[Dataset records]
═══

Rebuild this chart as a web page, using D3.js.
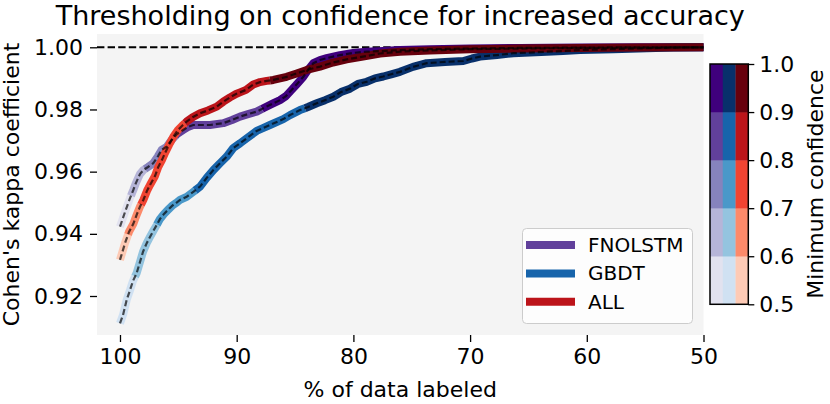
<!DOCTYPE html>
<html><head><meta charset="utf-8">
<script src="https://cdn.jsdelivr.net/npm/d3@7"></script>
<style>body{margin:0;background:#fff}svg{display:block}text{font-family:"DejaVu Sans",sans-serif}</style>
</head><body>
<svg id="c" width="830" height="404"></svg>
<script>
// ---- data ----
const seriesNames = ["FNOLSTM", "GBDT", "ALL"];
const fnolstmX = [100,99.57,99.14,98.86,98.63,98.29,98.0,97.6,97.15,96.74,96.43,96.0,95.57,95.12,94.58,94.17,93.72,93.14,92.29,91.15,90.4,89.72,89.03,88.29,87.72,86.97,86.29,85.78,85.29,84.83,84.29,83.89,83.43,82.86,82.29,81.15,80.03,78.86,77.46,76.01,73.44,70.01,65.72,60.58,55.44,50];
const fnolstmY = [0.9423,0.9470,0.9515,0.9541,0.9564,0.9592,0.9605,0.9615,0.9627,0.9650,0.9670,0.9680,0.9702,0.9721,0.9734,0.9744,0.9750,0.9750,0.9750,0.9756,0.9766,0.9777,0.9785,0.9793,0.9804,0.9818,0.9830,0.9843,0.9863,0.9882,0.9905,0.9927,0.9949,0.9959,0.9965,0.9975,0.9982,0.9986,0.9988,0.9991,0.9994,0.9996,0.9998,0.9999,1.0,1.0];
const gbdtX = [100,99.74,99.43,99.14,98.89,98.57,98.29,98.03,97.71,97.43,97.15,96.86,96.57,96.23,95.89,95.54,95.2,94.86,94.29,93.72,93.14,92.57,92.0,91.43,90.86,90.29,89.72,89.12,88.29,87.75,87.15,86.01,85.43,84.58,83.89,83.14,82.43,81.72,81.06,80.29,79.61,78.86,78.15,77.44,76.69,76.01,74.9,73.72,72.15,70.58,69.84,69.15,67.7,66.3,64.87,63.44,62.04,60.58,57.73,54.87,52.59,50];
const gbdtY = [0.9112,0.9139,0.9187,0.9219,0.9248,0.9274,0.9309,0.9342,0.9370,0.9390,0.9409,0.9428,0.9448,0.9464,0.9477,0.9490,0.9499,0.9509,0.9519,0.9535,0.9552,0.9580,0.9605,0.9627,0.9648,0.9676,0.9691,0.9708,0.9731,0.9740,0.9750,0.9769,0.9782,0.9798,0.9808,0.9820,0.9830,0.9841,0.9856,0.9867,0.9882,0.9889,0.9900,0.9906,0.9914,0.9921,0.9937,0.9949,0.9953,0.9956,0.9964,0.9970,0.9975,0.9981,0.9983,0.9986,0.9988,0.9991,0.9994,0.9997,0.9999,1.0];
const allX = [100,99.57,99.23,98.86,98.54,98.29,98.0,97.69,97.43,97.0,96.72,96.4,96.14,95.8,95.43,95.03,94.69,94.29,93.74,93.14,92.46,91.71,91.15,90.57,90.06,89.72,89.2,88.58,88.0,87.43,86.86,85.72,84.86,84.0,82.86,81.75,80.57,79.18,77.72,76.01,73.44,70.01,65.72,60.58,55.44,50];
const allY = [0.9316,0.9370,0.9406,0.9432,0.9464,0.9487,0.9509,0.9538,0.9557,0.9586,0.9615,0.9638,0.9660,0.9686,0.9712,0.9734,0.9747,0.9761,0.9776,0.9788,0.9797,0.9809,0.9825,0.9839,0.9850,0.9855,0.9863,0.9880,0.9888,0.9892,0.9895,0.9905,0.9916,0.9927,0.9938,0.9951,0.9961,0.9970,0.9980,0.9986,0.9990,0.9994,0.9996,0.9998,0.9999,1.0];
// % labeled at which the minimum confidence passes 0.6, 0.7, 0.8, 0.9
const fnolstmBreaks = [99.06, 97.86, 95.29, 87.83];
const gbdtBreaks = [98.71, 96.83, 93.57, 84.15];
const allBreaks = [99.31, 98.2, 94.43, 87.15];
const confLevels = [0.5, 0.6, 0.7, 0.8, 0.9, 1.0];
const xTicks = [100, 90, 80, 70, 60, 50];
const yTicks = [0.92, 0.94, 0.96, 0.98, 1.00];

// ---- styles ----
const palettes = [
  ["#e2e2ef","#b6b5d8","#8683bd","#61409b","#3f007d"],
  ["#d0e1f2","#94c4df","#4a98c9","#1764ab","#08306b"],
  ["#fdcab5","#fc8a6a","#f14432","#bc141a","#67000d"]
];
const seriesData = [
  {x: fnolstmX, y: fnolstmY, b: fnolstmBreaks},
  {x: gbdtX, y: gbdtY, b: gbdtBreaks},
  {x: allX, y: allY, b: allBreaks}
];

const svg = d3.select("#c");
const L = 97, R = 703.5, T = 34, B = 335;
const x = d3.scaleLinear().domain([101.97, 50]).range([L, R]);
const y = d3.scaleLinear().domain([0.92, 1.0]).range([296, 47.3]);

svg.append("rect").attr("x", L).attr("y", T).attr("width", R - L).attr("height", B - T).attr("fill", "#f4f4f4");

// reference line
svg.append("line").attr("x1", L).attr("x2", R).attr("y1", y(1)).attr("y2", y(1))
  .attr("stroke", "#000").attr("stroke-width", 2).attr("stroke-dasharray", "7.4,3.2");

const line = d3.line().x(d => x(d[0])).y(d => y(d[1]));

seriesData.forEach((s, si) => {
  const pts = s.x.map((v, i) => [v, s.y[i]]);
  const band = v => { let k = 0; s.b.forEach(bv => { if (v < bv) k++; }); return k; };
  const runs = [[pts[0]]];
  let cur = band(pts[0][0]);
  const runBand = [cur];
  for (let i = 1; i < pts.length; i++) {
    const p0 = pts[i - 1], p1 = pts[i];
    const bNew = band(p1[0]);
    while (cur < bNew) {
      const bv = s.b[cur];
      const t = (p0[0] - bv) / (p0[0] - p1[0]);
      const bp = [bv, p0[1] + t * (p1[1] - p0[1])];
      runs[runs.length - 1].push(bp);
      runs.push([bp]);
      cur++;
      runBand.push(cur);
    }
    runs[runs.length - 1].push(p1);
  }
  runs.forEach((r, ri) => {
    svg.append("path").attr("d", line(r)).attr("fill", "none")
      .attr("stroke", palettes[si][runBand[ri]]).attr("stroke-width", 8)
      .attr("stroke-linejoin", "round").attr("stroke-linecap", "butt");
  });
  s.pts = pts;
});
seriesData.forEach(s => {
  svg.append("path").attr("d", line(s.pts)).attr("fill", "none")
    .attr("stroke", "#000").attr("stroke-opacity", 0.68).attr("stroke-width", 2.2)
    .attr("stroke-dasharray", "6,3");
});

// axes
const fontSize = 22;
const xAxis = svg.append("g").attr("transform", `translate(0,${B})`)
  .call(d3.axisBottom(x).tickValues(xTicks).tickFormat(d3.format("d")).tickSize(7).tickPadding(6));
const yAxis = svg.append("g").attr("transform", `translate(${L},0)`)
  .call(d3.axisLeft(y).tickValues(yTicks).tickFormat(d3.format(".2f")).tickSize(7).tickPadding(7));
[xAxis, yAxis].forEach(a => {
  a.select(".domain").remove();
  a.selectAll(".tick line").attr("stroke", "#000").attr("stroke-width", 1.3);
  a.selectAll(".tick text").attr("font-size", fontSize).attr("fill", "#000").style("font-family", "DejaVu Sans");
});

svg.append("text").attr("x", (L + R) / 2).attr("y", 397).attr("text-anchor", "middle")
  .attr("font-size", fontSize).text("% of data labeled");
svg.append("text").attr("transform", `translate(19,${(T + B) / 2}) rotate(-90)`).attr("text-anchor", "middle")
  .attr("font-size", fontSize).text("Cohen's kappa coefficient");
svg.append("text").attr("x", (L + R) / 2).attr("y", 25).attr("text-anchor", "middle")
  .attr("font-size", 27).text("Thresholding on confidence for increased accuracy");

// legend
const lg = svg.append("g");
lg.append("rect").attr("x", 522.5).attr("y", 228.5).attr("width", 170).attr("height", 95).attr("rx", 4)
  .attr("fill", "#fff").attr("fill-opacity", 0.8).attr("stroke", "#cccccc").attr("stroke-width", 1);
seriesNames.forEach((n, i) => {
  const yy = 245 + i * 28.4;
  lg.append("line").attr("x1", 526).attr("x2", 575).attr("y1", yy).attr("y2", yy)
    .attr("stroke", palettes[i][3]).attr("stroke-width", 8);
  lg.append("text").attr("x", 588).attr("y", yy + 7).attr("font-size", 20).text(n);
});

// colorbar
const cbL = 710, cbR = 748.3, cbT = 64, cbB = 304.3;
const cy = d3.scaleLinear().domain([0.5, 1.0]).range([cbB, cbT]);
const cx = d3.scaleBand().domain([0, 1, 2]).range([cbL, cbR]);
for (let si = 0; si < 3; si++) {
  for (let k = 0; k < 5; k++) {
    svg.append("rect").attr("x", cx(si)).attr("width", cx.bandwidth() + 0.3)
      .attr("y", cy(confLevels[k + 1])).attr("height", cy(confLevels[k]) - cy(confLevels[k + 1]) + 0.3)
      .attr("fill", palettes[si][k]);
  }
}
svg.append("rect").attr("x", cbL).attr("y", cbT).attr("width", cbR - cbL).attr("height", cbB - cbT)
  .attr("fill", "none").attr("stroke", "#000").attr("stroke-width", 1.5);
const cAxis = svg.append("g").attr("transform", `translate(${cbR},0)`)
  .call(d3.axisRight(cy).tickValues(confLevels).tickFormat(d3.format(".1f")).tickSize(6).tickPadding(5));
cAxis.select(".domain").remove();
cAxis.selectAll(".tick line").attr("stroke", "#000").attr("stroke-width", 1.3);
cAxis.selectAll(".tick text").attr("font-size", fontSize).attr("fill", "#000").style("font-family", "DejaVu Sans");
svg.append("text").attr("transform", `translate(823,${(cbT + cbB) / 2}) rotate(-90)`).attr("text-anchor", "middle")
  .attr("font-size", fontSize).text("Minimum confidence");
</script>
</body></html>
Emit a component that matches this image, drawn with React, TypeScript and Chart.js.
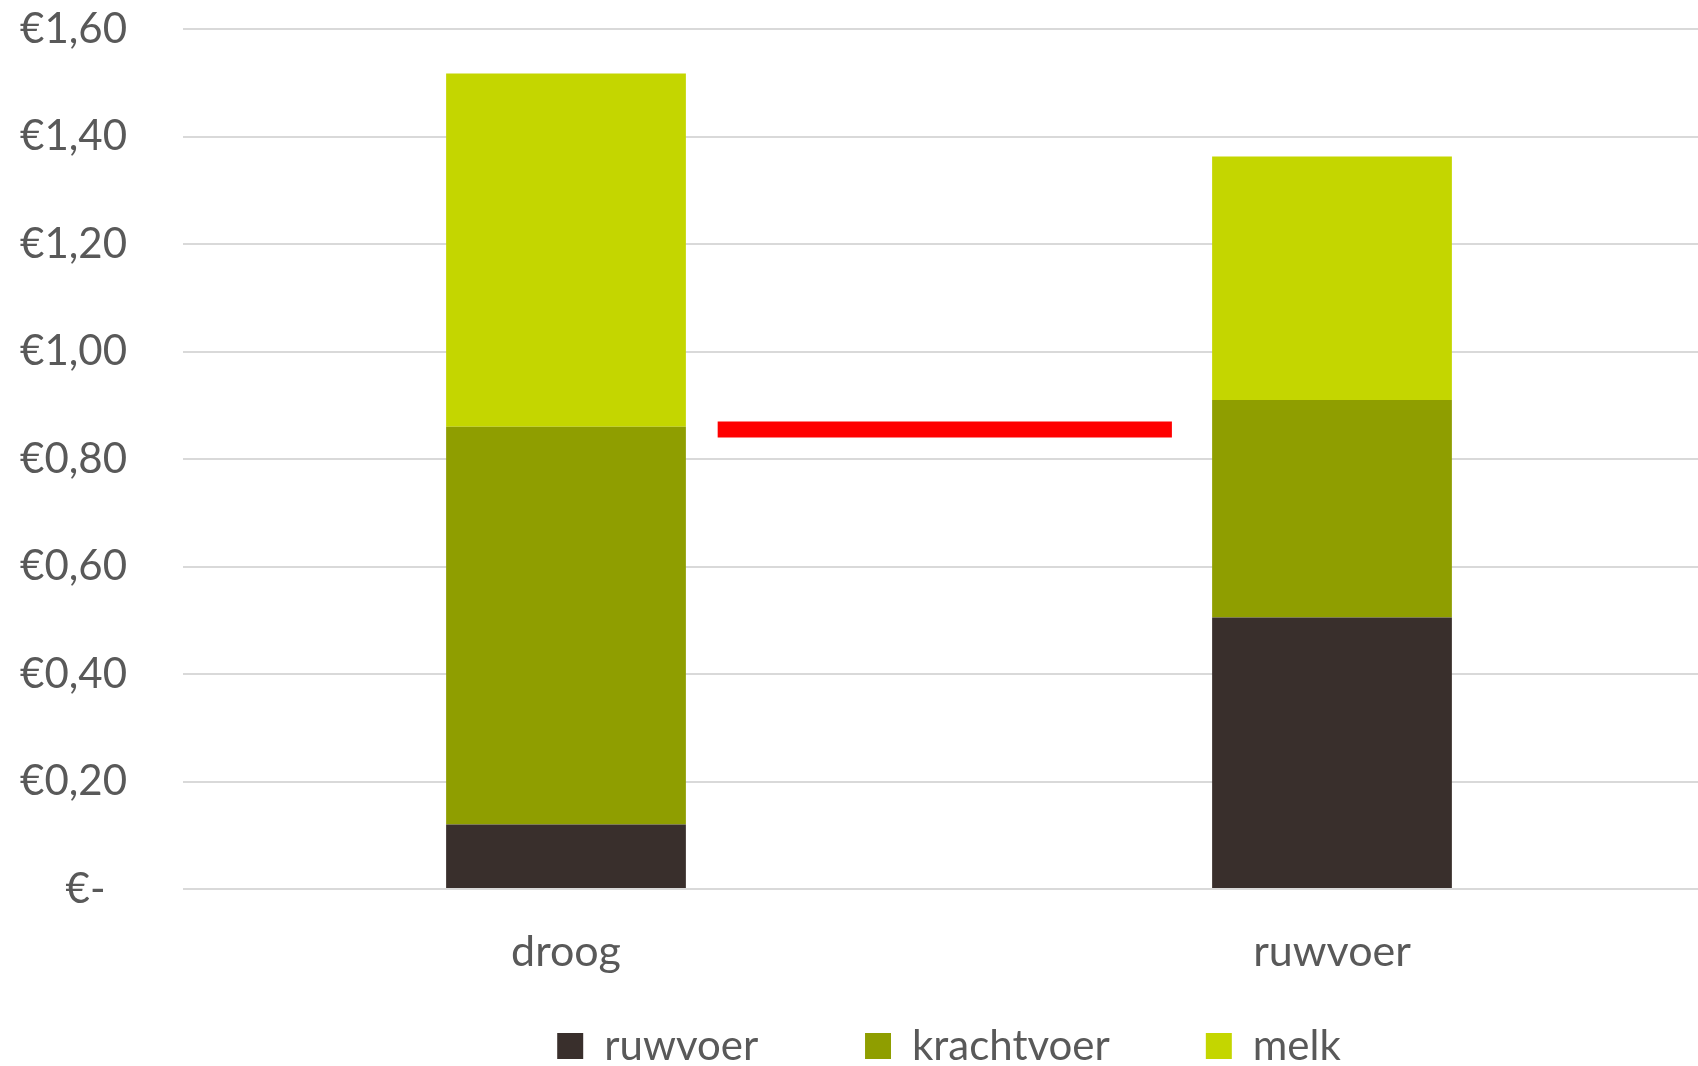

═══

Exercise directions ▸ Of the lines in the material, how many contain the word "this"? Reply with the number and nothing else.

Response to the task ▸ 2